§ **Data excerpt**

◆ ◆ ◆ ◆ ◆

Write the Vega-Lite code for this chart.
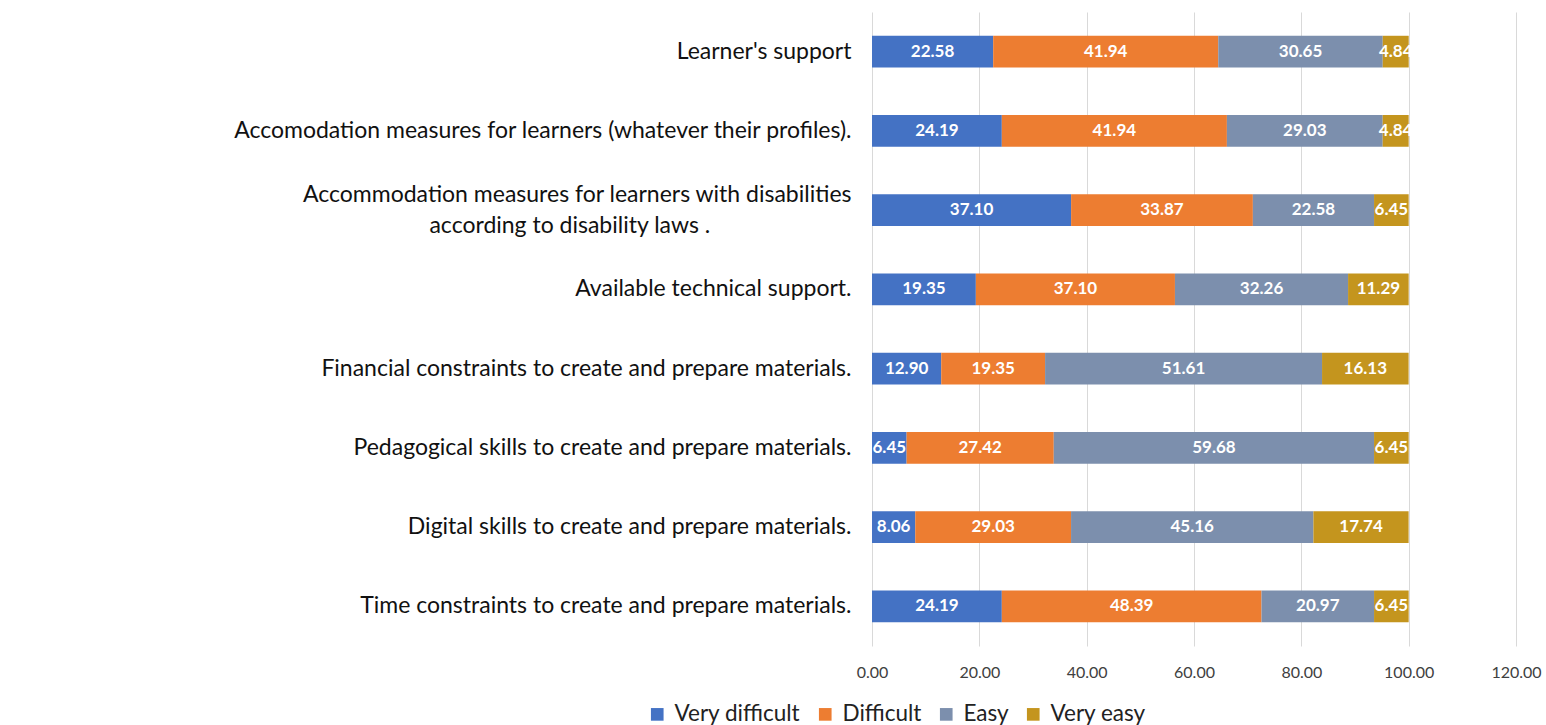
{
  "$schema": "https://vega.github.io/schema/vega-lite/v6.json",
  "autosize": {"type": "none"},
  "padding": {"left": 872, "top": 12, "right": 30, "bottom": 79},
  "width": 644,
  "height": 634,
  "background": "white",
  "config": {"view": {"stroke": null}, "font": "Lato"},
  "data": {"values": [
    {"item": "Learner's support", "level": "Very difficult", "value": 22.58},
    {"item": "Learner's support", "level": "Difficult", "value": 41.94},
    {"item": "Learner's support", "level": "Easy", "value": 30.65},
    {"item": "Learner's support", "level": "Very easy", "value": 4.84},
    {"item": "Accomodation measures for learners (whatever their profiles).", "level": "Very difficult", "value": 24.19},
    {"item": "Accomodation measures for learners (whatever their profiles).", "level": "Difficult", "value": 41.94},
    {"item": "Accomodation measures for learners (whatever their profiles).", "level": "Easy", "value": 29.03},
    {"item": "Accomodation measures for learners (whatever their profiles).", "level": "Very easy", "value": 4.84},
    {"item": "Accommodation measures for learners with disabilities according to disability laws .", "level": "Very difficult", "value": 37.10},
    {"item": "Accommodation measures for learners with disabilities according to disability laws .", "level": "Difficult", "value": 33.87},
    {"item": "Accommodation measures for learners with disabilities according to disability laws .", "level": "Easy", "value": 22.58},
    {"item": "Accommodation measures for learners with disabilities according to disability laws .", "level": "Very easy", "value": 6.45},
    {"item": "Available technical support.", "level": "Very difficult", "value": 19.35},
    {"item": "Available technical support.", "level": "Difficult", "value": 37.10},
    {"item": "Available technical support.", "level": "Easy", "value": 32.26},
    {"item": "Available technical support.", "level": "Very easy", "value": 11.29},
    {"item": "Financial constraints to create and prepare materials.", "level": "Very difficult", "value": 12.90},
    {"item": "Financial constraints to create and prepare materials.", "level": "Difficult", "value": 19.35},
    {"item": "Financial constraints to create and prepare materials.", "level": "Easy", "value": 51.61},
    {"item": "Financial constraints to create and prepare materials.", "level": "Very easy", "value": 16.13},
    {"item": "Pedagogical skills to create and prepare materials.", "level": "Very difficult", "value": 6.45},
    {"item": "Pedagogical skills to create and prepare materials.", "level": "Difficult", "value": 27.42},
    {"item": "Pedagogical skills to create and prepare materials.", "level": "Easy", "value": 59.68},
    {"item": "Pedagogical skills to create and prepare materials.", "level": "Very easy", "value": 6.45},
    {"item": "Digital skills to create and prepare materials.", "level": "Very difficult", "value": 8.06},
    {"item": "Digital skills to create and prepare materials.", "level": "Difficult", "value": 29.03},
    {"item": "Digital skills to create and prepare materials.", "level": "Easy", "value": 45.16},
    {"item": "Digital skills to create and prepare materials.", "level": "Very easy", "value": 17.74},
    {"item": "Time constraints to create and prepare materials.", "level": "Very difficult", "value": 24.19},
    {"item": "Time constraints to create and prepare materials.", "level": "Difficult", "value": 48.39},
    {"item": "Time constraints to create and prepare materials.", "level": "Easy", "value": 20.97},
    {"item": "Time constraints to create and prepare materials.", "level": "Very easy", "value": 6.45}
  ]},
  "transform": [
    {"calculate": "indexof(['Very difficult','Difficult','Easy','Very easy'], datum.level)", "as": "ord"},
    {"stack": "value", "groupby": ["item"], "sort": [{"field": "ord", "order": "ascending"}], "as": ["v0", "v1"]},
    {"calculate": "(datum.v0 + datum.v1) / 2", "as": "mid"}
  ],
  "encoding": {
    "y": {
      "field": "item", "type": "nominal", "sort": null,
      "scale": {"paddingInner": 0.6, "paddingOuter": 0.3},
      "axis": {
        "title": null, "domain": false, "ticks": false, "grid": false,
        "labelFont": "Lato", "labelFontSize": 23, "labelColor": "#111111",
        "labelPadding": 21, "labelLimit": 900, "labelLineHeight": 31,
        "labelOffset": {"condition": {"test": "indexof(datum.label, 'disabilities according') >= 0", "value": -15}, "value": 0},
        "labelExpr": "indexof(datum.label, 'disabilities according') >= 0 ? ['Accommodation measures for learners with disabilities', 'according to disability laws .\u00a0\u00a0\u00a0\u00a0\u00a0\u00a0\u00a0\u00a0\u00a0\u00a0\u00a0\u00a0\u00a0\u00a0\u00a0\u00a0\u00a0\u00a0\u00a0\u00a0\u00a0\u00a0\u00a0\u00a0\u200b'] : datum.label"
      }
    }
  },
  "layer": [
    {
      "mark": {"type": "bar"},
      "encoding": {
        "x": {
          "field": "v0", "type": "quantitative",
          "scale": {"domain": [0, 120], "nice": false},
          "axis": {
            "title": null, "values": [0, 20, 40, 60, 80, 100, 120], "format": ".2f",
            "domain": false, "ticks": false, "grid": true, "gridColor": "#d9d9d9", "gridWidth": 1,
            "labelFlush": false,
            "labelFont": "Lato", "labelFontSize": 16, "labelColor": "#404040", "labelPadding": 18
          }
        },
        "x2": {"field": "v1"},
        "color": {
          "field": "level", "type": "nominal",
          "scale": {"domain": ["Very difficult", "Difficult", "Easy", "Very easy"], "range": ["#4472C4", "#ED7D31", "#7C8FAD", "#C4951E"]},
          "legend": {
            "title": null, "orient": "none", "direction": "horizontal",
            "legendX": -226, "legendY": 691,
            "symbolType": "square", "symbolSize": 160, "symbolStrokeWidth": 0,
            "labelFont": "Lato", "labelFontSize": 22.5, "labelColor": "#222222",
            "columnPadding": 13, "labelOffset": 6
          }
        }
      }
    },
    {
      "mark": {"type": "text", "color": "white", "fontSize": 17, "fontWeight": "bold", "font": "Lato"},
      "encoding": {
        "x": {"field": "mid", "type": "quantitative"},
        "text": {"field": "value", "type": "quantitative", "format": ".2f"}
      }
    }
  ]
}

◆ ◆ ◆ ◆ ◆

§ **Problem statement**
Skipping the pictures, transcribe each line above exactly as it appears.

§ **Solution**
Write the Vega-Lite code for this chart.
{
  "$schema": "https://vega.github.io/schema/vega-lite/v6.json",
  "autosize": {"type": "none"},
  "padding": {"left": 872, "top": 12, "right": 30, "bottom": 79},
  "width": 644,
  "height": 634,
  "background": "white",
  "config": {"view": {"stroke": null}, "font": "Lato"},
  "data": {"values": [
    {"item": "Learner's support", "level": "Very difficult", "value": 22.58},
    {"item": "Learner's support", "level": "Difficult", "value": 41.94},
    {"item": "Learner's support", "level": "Easy", "value": 30.65},
    {"item": "Learner's support", "level": "Very easy", "value": 4.84},
    {"item": "Accomodation measures for learners (whatever their profiles).", "level": "Very difficult", "value": 24.19},
    {"item": "Accomodation measures for learners (whatever their profiles).", "level": "Difficult", "value": 41.94},
    {"item": "Accomodation measures for learners (whatever their profiles).", "level": "Easy", "value": 29.03},
    {"item": "Accomodation measures for learners (whatever their profiles).", "level": "Very easy", "value": 4.84},
    {"item": "Accommodation measures for learners with disabilities according to disability laws .", "level": "Very difficult", "value": 37.10},
    {"item": "Accommodation measures for learners with disabilities according to disability laws .", "level": "Difficult", "value": 33.87},
    {"item": "Accommodation measures for learners with disabilities according to disability laws .", "level": "Easy", "value": 22.58},
    {"item": "Accommodation measures for learners with disabilities according to disability laws .", "level": "Very easy", "value": 6.45},
    {"item": "Available technical support.", "level": "Very difficult", "value": 19.35},
    {"item": "Available technical support.", "level": "Difficult", "value": 37.10},
    {"item": "Available technical support.", "level": "Easy", "value": 32.26},
    {"item": "Available technical support.", "level": "Very easy", "value": 11.29},
    {"item": "Financial constraints to create and prepare materials.", "level": "Very difficult", "value": 12.90},
    {"item": "Financial constraints to create and prepare materials.", "level": "Difficult", "value": 19.35},
    {"item": "Financial constraints to create and prepare materials.", "level": "Easy", "value": 51.61},
    {"item": "Financial constraints to create and prepare materials.", "level": "Very easy", "value": 16.13},
    {"item": "Pedagogical skills to create and prepare materials.", "level": "Very difficult", "value": 6.45},
    {"item": "Pedagogical skills to create and prepare materials.", "level": "Difficult", "value": 27.42},
    {"item": "Pedagogical skills to create and prepare materials.", "level": "Easy", "value": 59.68},
    {"item": "Pedagogical skills to create and prepare materials.", "level": "Very easy", "value": 6.45},
    {"item": "Digital skills to create and prepare materials.", "level": "Very difficult", "value": 8.06},
    {"item": "Digital skills to create and prepare materials.", "level": "Difficult", "value": 29.03},
    {"item": "Digital skills to create and prepare materials.", "level": "Easy", "value": 45.16},
    {"item": "Digital skills to create and prepare materials.", "level": "Very easy", "value": 17.74},
    {"item": "Time constraints to create and prepare materials.", "level": "Very difficult", "value": 24.19},
    {"item": "Time constraints to create and prepare materials.", "level": "Difficult", "value": 48.39},
    {"item": "Time constraints to create and prepare materials.", "level": "Easy", "value": 20.97},
    {"item": "Time constraints to create and prepare materials.", "level": "Very easy", "value": 6.45}
  ]},
  "transform": [
    {"calculate": "indexof(['Very difficult','Difficult','Easy','Very easy'], datum.level)", "as": "ord"},
    {"stack": "value", "groupby": ["item"], "sort": [{"field": "ord", "order": "ascending"}], "as": ["v0", "v1"]},
    {"calculate": "(datum.v0 + datum.v1) / 2", "as": "mid"}
  ],
  "encoding": {
    "y": {
      "field": "item", "type": "nominal", "sort": null,
      "scale": {"paddingInner": 0.6, "paddingOuter": 0.3},
      "axis": {
        "title": null, "domain": false, "ticks": false, "grid": false,
        "labelFont": "Lato", "labelFontSize": 23, "labelColor": "#111111",
        "labelPadding": 21, "labelLimit": 900, "labelLineHeight": 31,
        "labelOffset": {"condition": {"test": "indexof(datum.label, 'disabilities according') >= 0", "value": -15}, "value": 0},
        "labelExpr": "indexof(datum.label, 'disabilities according') >= 0 ? ['Accommodation measures for learners with disabilities', 'according to disability laws .\u00a0\u00a0\u00a0\u00a0\u00a0\u00a0\u00a0\u00a0\u00a0\u00a0\u00a0\u00a0\u00a0\u00a0\u00a0\u00a0\u00a0\u00a0\u00a0\u00a0\u00a0\u00a0\u00a0\u00a0\u200b'] : datum.label"
      }
    }
  },
  "layer": [
    {
      "mark": {"type": "bar"},
      "encoding": {
        "x": {
          "field": "v0", "type": "quantitative",
          "scale": {"domain": [0, 120], "nice": false},
          "axis": {
            "title": null, "values": [0, 20, 40, 60, 80, 100, 120], "format": ".2f",
            "domain": false, "ticks": false, "grid": true, "gridColor": "#d9d9d9", "gridWidth": 1,
            "labelFlush": false,
            "labelFont": "Lato", "labelFontSize": 16, "labelColor": "#404040", "labelPadding": 18
          }
        },
        "x2": {"field": "v1"},
        "color": {
          "field": "level", "type": "nominal",
          "scale": {"domain": ["Very difficult", "Difficult", "Easy", "Very easy"], "range": ["#4472C4", "#ED7D31", "#7C8FAD", "#C4951E"]},
          "legend": {
            "title": null, "orient": "none", "direction": "horizontal",
            "legendX": -226, "legendY": 691,
            "symbolType": "square", "symbolSize": 160, "symbolStrokeWidth": 0,
            "labelFont": "Lato", "labelFontSize": 22.5, "labelColor": "#222222",
            "columnPadding": 13, "labelOffset": 6
          }
        }
      }
    },
    {
      "mark": {"type": "text", "color": "white", "fontSize": 17, "fontWeight": "bold", "font": "Lato"},
      "encoding": {
        "x": {"field": "mid", "type": "quantitative"},
        "text": {"field": "value", "type": "quantitative", "format": ".2f"}
      }
    }
  ]
}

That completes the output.